As the situation in Crimea grows increasingly tense, more and more depressing scenarios are beginning to emerge. In perhaps the worst of them, Ukraine is forced to wage a war against Russia. Judging by numbers alone, that would probably seem a very one-sided battle. "I think most experts would agree that a fight between the Russian and Ukrainian armed forces would not be a fair fight," Marybeth P. Ulrich, a professor in the U.S. Army War College's Department of National Security and Strategy, told The Washington Post in an e-mail. "While Ukraine has a good number of forces (129, 950), they are vastly outnumbered by Russia (845,000)." "The air and naval assets decidedly favor Russia too," Ulrich continued. "There is not much to speak of with regard to the Ukrainian navy (17 assorted vessels) vs. Russia's Black Sea Fleet (Russia has 171 vessels overall) which of course is situated right in Crimea and has been instrumental in taking control of Crimea from within." War isn't just about the numbers, however, and there are some bright spots for the Ukrainian military:
- So far at least, the military is loyal. Ukrainians view their military with significant national pride: When the Guardian's Shaun Walker visited a Ukrainian marine base in Crimea recently, he spoke to one marine — an ethnic Russian, no less — who explained why he had to fight. "I am Russian myself, I was born there," he said. "But we are professional soldiers and we have given an oath of duty. We will not give up this place without a fight." While there have been defections in the Ukrainian navy already, so far they seem to be limited, a pretty remarkable thing when you consider the ethnic divides in the country. In fact, Russian aggression might be something that actually unites the country behind the military. "If the military is unified against a foreign invader," said Matthew Clements, deputy head of Europe/CIS Analysis at IHS Country Risk, "with the support of the majority of the population, then that would be an important morale booster."
- Russia's military might be bigger, but they are also more extended.
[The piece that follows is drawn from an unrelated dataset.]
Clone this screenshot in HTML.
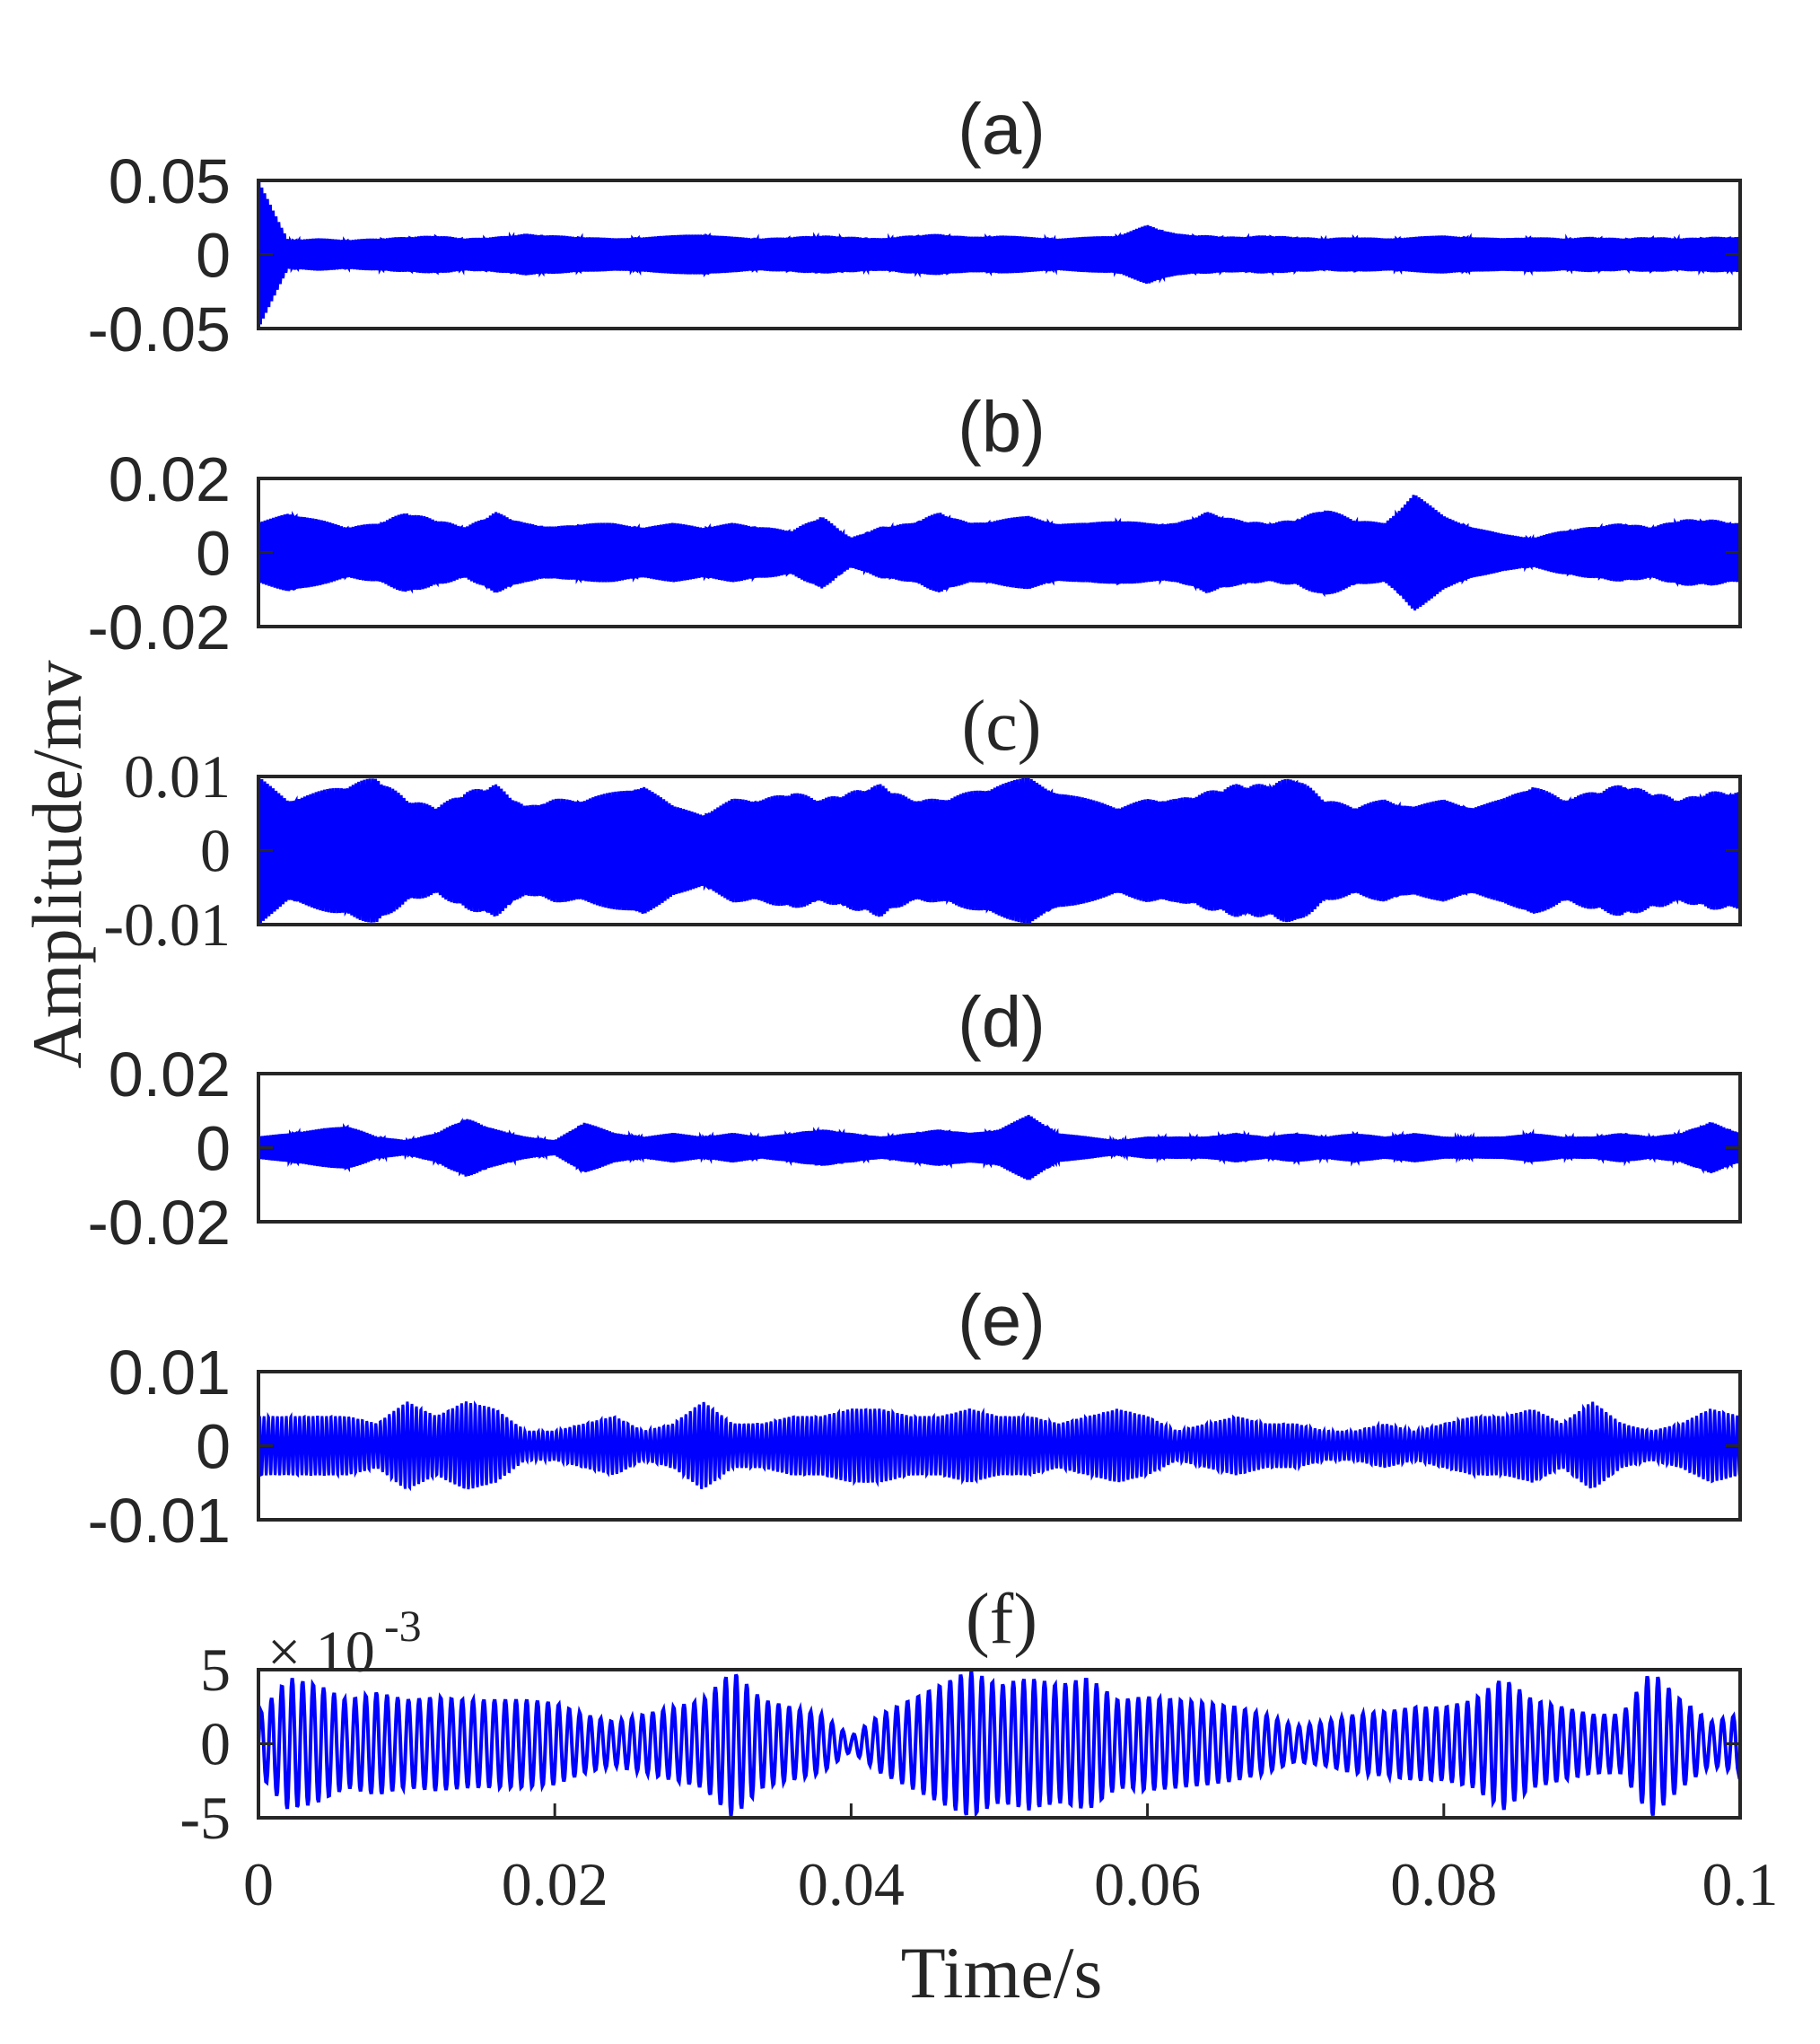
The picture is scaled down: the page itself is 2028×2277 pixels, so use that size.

Mark Galeotti, a professor at the Center for Global Affairs at New York University, has argued that though Ukraine's military is smaller than Russia, it's still "big enough." Why, exactly? Well one reason is that while Russia has a huge military, that huge military isn't just for invading Ukraine. "[Russia] cannot afford politically or even economically to assemble more than a fraction of these forces for a war," Galeotti explains in an article for Blouin News. "It cannot denude its other borders, nor strip the North Caucasus of troops. Many are also unsuited to such a conflict, such as the nuclear forces or the Pacific Fleet." All told, Russia might be able to muster twice the amount of troops as Ukraine, Galeotti argues. And that might not be enough.
- Ukraine's military leaders can play it cool. As my colleague Will Englund has pointed out, for all the similarities in the situation between Georgia in 2008 and Ukraine in 2014, there is still one big difference: Georgia fired first. Yes, back in 2008, it was Georgian troops who attacked posts in breakaway republic South Ossetia, thus drawing the wrath of Russia. So far, Ukrainian troops and their leaders have kept their cool and not given any reason for Russia to react. Remember: Russia trounced Georgia in 2008, but their victory wasn't as easy as many would have expected. The Russian military has spent the past six years modernizing, but doubts may still linger in commanders' heads. They may not want to attack unless they truly have to.
As Kimberly Marten, a political scientist at Columbia University, has pointed out over on the Monkey Cage blog, the significant Russian population in Crimea means that it is probably easier (not to mention vastly cheaper) to just influence it, rather than actually invade it and potentially have to take on the Ukrainian military. The same thing is probably true for many other parts of eastern Ukraine, too. For the reasons above, and many more, a Russian war with Ukraine just doesn't seem rational. Of course, that doesn't mean it won't happen.